Written problem
Scan the lines below for the word "this". Copy each line you find it in.

Exercise input
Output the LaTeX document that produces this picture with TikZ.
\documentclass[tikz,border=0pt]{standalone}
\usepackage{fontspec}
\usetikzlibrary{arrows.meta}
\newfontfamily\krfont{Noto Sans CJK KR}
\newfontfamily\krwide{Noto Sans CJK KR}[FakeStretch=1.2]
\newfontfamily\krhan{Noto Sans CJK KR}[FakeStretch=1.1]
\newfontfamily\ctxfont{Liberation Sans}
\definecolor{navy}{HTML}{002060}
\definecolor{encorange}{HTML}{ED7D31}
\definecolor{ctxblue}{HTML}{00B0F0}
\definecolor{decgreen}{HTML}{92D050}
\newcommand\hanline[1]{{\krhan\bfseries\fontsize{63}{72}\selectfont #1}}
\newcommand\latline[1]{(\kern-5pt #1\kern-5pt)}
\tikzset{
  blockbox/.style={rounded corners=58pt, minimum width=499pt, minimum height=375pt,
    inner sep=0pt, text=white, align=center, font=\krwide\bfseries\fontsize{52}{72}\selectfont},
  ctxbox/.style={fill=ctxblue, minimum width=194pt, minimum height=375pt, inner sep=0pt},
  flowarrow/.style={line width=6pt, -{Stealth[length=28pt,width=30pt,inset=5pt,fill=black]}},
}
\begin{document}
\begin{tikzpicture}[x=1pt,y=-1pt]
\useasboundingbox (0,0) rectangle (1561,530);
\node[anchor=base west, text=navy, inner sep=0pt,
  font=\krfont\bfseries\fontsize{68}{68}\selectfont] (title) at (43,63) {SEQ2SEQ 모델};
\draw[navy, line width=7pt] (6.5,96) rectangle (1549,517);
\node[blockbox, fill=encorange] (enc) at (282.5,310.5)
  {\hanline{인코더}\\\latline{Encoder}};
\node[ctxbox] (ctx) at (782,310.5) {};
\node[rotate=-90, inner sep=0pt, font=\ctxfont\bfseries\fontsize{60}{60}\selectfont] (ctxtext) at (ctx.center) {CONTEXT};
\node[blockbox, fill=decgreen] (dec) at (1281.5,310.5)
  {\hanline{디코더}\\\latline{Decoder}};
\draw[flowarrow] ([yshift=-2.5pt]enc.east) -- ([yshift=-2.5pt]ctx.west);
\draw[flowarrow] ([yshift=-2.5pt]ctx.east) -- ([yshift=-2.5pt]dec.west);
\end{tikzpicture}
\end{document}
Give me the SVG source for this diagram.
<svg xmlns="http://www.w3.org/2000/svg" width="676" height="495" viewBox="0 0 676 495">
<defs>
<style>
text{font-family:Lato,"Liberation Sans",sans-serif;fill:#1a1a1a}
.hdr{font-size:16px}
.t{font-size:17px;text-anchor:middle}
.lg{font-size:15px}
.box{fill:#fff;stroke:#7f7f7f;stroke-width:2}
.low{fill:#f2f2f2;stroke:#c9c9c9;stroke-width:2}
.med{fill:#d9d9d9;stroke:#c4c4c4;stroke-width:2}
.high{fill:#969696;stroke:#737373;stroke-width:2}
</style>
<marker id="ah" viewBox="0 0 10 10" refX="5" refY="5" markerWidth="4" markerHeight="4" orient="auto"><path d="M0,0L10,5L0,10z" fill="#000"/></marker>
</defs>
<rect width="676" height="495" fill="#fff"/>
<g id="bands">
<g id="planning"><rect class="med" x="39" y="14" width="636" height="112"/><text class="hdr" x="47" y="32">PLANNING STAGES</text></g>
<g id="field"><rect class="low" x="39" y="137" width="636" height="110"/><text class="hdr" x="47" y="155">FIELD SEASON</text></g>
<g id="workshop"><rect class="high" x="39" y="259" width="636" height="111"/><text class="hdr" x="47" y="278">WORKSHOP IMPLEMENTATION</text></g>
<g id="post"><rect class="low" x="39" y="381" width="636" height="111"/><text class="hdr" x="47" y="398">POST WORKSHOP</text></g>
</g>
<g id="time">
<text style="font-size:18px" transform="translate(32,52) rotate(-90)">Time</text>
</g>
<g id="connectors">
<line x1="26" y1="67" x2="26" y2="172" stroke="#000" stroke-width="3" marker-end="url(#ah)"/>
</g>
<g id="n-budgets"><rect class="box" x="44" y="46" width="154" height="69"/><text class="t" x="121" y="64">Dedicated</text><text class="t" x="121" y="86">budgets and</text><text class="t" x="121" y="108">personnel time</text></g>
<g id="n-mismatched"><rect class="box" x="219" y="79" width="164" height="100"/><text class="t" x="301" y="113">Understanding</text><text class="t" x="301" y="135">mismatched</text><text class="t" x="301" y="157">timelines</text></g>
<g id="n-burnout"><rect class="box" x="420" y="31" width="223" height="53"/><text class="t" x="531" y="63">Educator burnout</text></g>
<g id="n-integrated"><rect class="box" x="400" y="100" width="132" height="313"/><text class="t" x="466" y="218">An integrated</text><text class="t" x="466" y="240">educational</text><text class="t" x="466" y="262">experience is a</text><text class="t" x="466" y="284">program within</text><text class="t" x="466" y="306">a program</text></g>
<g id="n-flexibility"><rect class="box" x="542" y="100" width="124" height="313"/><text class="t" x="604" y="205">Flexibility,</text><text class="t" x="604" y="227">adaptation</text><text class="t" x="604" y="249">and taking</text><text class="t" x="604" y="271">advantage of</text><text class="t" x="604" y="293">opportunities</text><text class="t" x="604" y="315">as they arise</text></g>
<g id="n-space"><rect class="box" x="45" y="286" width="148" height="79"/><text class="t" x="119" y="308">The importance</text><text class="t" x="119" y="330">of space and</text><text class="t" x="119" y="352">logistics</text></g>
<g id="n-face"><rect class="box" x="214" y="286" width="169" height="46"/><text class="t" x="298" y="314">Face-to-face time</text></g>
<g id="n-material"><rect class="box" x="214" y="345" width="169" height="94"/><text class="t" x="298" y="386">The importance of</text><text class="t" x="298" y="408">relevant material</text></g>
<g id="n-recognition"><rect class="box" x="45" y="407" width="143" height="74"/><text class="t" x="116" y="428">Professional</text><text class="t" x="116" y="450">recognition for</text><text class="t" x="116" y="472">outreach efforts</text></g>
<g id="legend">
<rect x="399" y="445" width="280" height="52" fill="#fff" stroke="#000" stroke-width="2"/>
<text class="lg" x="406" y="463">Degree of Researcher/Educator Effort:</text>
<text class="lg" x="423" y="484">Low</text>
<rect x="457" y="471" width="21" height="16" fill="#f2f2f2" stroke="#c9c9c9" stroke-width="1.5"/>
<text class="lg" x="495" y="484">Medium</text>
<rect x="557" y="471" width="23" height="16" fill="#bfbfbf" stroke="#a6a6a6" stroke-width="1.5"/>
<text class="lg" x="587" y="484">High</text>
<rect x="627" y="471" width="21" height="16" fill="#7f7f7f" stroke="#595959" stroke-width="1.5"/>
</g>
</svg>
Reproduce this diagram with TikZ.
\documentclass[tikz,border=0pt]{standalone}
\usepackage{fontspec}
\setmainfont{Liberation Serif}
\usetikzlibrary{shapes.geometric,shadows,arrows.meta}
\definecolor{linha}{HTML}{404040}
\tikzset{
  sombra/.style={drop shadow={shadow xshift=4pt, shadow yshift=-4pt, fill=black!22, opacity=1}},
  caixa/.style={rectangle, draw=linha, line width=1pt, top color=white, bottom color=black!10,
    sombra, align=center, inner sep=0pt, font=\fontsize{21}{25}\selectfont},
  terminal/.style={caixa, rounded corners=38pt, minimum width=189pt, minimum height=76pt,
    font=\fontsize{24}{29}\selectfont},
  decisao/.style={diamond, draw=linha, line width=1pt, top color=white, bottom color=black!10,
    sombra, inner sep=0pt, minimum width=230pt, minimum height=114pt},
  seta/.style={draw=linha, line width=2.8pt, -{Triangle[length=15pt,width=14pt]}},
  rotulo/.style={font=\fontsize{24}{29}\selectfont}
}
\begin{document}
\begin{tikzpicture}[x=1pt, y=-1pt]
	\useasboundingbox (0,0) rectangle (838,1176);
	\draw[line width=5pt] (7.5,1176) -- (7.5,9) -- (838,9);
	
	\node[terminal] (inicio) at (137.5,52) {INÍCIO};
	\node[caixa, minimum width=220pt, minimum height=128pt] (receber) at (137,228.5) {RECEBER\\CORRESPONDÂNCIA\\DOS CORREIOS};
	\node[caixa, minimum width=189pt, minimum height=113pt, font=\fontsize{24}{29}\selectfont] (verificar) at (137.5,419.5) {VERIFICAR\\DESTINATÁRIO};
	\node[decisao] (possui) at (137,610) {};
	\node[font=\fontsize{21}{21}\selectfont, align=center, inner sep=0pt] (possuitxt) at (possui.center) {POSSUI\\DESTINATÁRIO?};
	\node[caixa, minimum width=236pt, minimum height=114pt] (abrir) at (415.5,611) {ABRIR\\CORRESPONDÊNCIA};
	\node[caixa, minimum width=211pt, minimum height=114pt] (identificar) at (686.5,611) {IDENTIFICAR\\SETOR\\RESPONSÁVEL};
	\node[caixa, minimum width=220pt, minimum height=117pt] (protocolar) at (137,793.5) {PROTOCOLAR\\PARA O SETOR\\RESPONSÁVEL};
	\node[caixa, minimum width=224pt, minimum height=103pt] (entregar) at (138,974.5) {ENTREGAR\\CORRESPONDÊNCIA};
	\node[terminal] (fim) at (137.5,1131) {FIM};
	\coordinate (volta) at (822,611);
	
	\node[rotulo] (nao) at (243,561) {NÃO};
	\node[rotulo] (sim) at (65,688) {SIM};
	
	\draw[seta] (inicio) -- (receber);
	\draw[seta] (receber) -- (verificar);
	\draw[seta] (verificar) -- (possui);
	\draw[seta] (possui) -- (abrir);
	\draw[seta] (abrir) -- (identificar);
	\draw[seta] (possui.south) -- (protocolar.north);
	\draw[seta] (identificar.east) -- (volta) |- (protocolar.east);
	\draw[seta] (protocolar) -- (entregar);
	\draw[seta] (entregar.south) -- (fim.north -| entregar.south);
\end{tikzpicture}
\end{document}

Solved exercise
Output the LaTeX document that produces this picture with TikZ.
Give me the SVG source for this diagram.
Reproduce this diagram with TikZ.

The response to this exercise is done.